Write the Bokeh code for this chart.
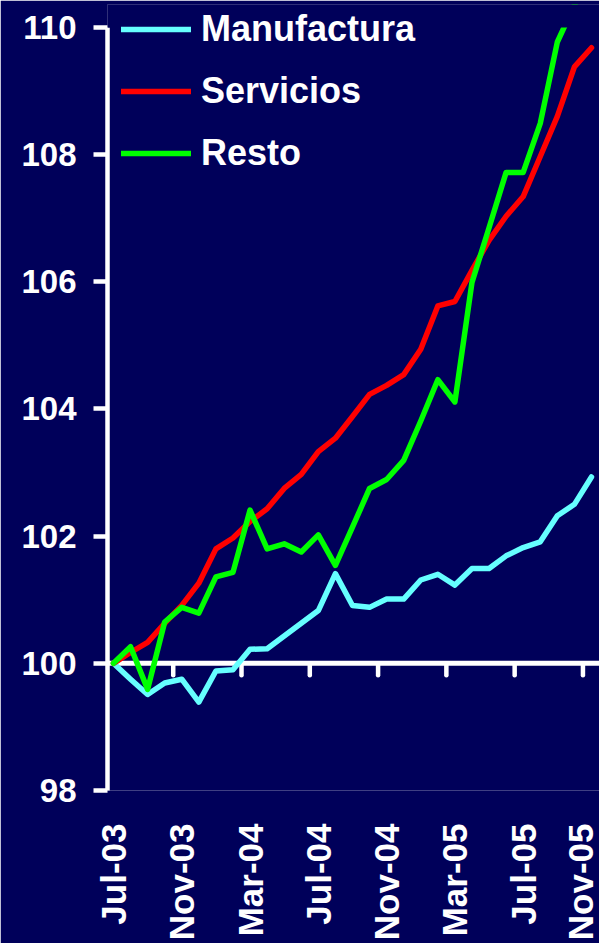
import numpy as np
from bokeh.plotting import figure
from bokeh.models import Legend, LegendItem, Span, FixedTicker, Range1d, BoxAnnotation
from bokeh.embed import file_html
from bokeh.resources import INLINE

months = ["Jul-03", "Aug-03", "Sep-03", "Oct-03", "Nov-03", "Dec-03",
          "Jan-04", "Feb-04", "Mar-04", "Apr-04", "May-04", "Jun-04",
          "Jul-04", "Aug-04", "Sep-04", "Oct-04", "Nov-04", "Dec-04",
          "Jan-05", "Feb-05", "Mar-05", "Apr-05", "May-05", "Jun-05",
          "Jul-05", "Aug-05", "Sep-05", "Oct-05", "Nov-05"]

manufactura = [100.00, 99.75, 99.51, 99.69, 99.75, 99.39, 99.88, 99.90, 100.22,
               100.23, 100.43, 100.63, 100.83, 101.41, 100.91, 100.88, 101.01,
               101.01, 101.31, 101.40, 101.23, 101.49, 101.49, 101.69, 101.82,
               101.91, 102.32, 102.50, 102.93]
servicios = [100.00, 100.17, 100.33, 100.63, 100.91, 101.26, 101.80, 101.97, 102.23,
             102.43, 102.75, 102.97, 103.33, 103.54, 103.88, 104.23, 104.37,
             104.54, 104.94, 105.62, 105.69, 106.18, 106.65, 107.03, 107.34,
             107.97, 108.60, 109.38, 109.68]
resto = [100.00, 100.26, 99.59, 100.65, 100.88, 100.79, 101.36, 101.43, 102.41,
         101.80, 101.88, 101.75, 102.02, 101.54, 102.14, 102.75, 102.89, 103.19,
         103.81, 104.46, 104.11, 105.99, 106.85, 107.72, 107.72, 108.49, 109.77,
         110.35, 110.80]

y_ticks = [98, 100, 102, 104, 106, 108, 110]
label_step = 4

x = list(range(len(months)))
bg = "#00005A"
FONT = "Liberation Sans"
y_min, y_max = y_ticks[0], y_ticks[-1]

p = figure(width=599, height=943, x_range=Range1d(-0.35, 28.47), y_range=Range1d(y_min, 110.36),
           output_backend="svg", toolbar_location=None,
           min_border_left=107, min_border_right=0, min_border_top=4, min_border_bottom=148)
p.background_fill_color = bg
p.border_fill_color = bg
p.outline_line_color = None
p.grid.visible = False

# y axis
p.yaxis.ticker = FixedTicker(ticks=y_ticks)
p.yaxis.bounds = (y_min, y_max)
p.yaxis.axis_line_color = "white"
p.yaxis.axis_line_width = 4.5
p.yaxis.major_tick_line_color = "white"
p.yaxis.major_tick_line_width = 4.5
p.yaxis.major_tick_out = 14
p.yaxis.major_tick_in = 0
p.yaxis.minor_tick_line_color = None
p.yaxis.major_label_standoff = 17
p.yaxis.major_label_text_color = "white"
p.yaxis.major_label_text_font = FONT
p.yaxis.major_label_text_font_style = "bold"
p.yaxis.major_label_text_font_size = "33px"

# x axis (labels only, at bottom)
lab_idx = list(range(0, len(months), label_step))
p.xaxis.ticker = FixedTicker(ticks=lab_idx)
p.xaxis.major_label_overrides = {i: months[i] for i in lab_idx}
p.xaxis.major_label_orientation = np.pi / 2
p.xaxis.axis_line_color = None
p.xaxis.major_tick_line_color = None
p.xaxis.minor_tick_line_color = None
p.xaxis.major_label_standoff = 27
p.xaxis.major_label_text_color = "white"
p.xaxis.major_label_text_font = FONT
p.xaxis.major_label_text_font_style = "bold"
p.xaxis.major_label_text_font_size = "35px"

# horizontal axis line at 100 with tick marks between categories
base = Span(location=100, dimension="width", line_color="white", line_width=5, level="underlay")
p.add_layout(base)
tick_x = [i - 0.5 for i in range(label_step, len(months), label_step)]
tick_len = 12 / 63.97
p.segment(x0=tick_x, x1=tick_x, y0=[100] * len(tick_x), y1=[100 - tick_len] * len(tick_x),
          line_color="white", line_width=4.5, line_cap="round")

lw = 5.5
r1 = p.line(x, manufactura, line_color="#66FFFF", line_width=lw, line_join="round", line_cap="round")
r2 = p.line(x, servicios, line_color="#FF0000", line_width=lw, line_join="round", line_cap="round")
r3 = p.line(x, resto, line_color="#00FF00", line_width=lw, line_join="round", line_cap="round")

# plot area ends at the top of the value axis: hide anything above it
mask = BoxAnnotation(bottom=y_max, fill_color=bg, fill_alpha=1.0, line_color=None)
p.add_layout(mask)

legend = Legend(items=[LegendItem(label="Manufactura", renderers=[r1]),
                       LegendItem(label="Servicios", renderers=[r2]),
                       LegendItem(label="Resto", renderers=[r3])],
                location=(14, 616), padding=0, margin=0, spacing=20,
                glyph_width=70, glyph_height=40, label_height=40, label_standoff=10,
                background_fill_alpha=0, border_line_color=None,
                label_text_color="white", label_text_font=FONT,
                label_text_font_style="bold", label_text_font_size="36px")
p.add_layout(legend)

open("out.html", "w").write(file_html(p, INLINE))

========

» TASK
Repeat the listing above up to and including the line with "from bokeh.resources import INLINE", starting from its first line. Drop any pictures.

» COMPLETE ANSWER
Write the Bokeh code for this chart.
import numpy as np
from bokeh.plotting import figure
from bokeh.models import Legend, LegendItem, Span, FixedTicker, Range1d, BoxAnnotation
from bokeh.embed import file_html
from bokeh.resources import INLINE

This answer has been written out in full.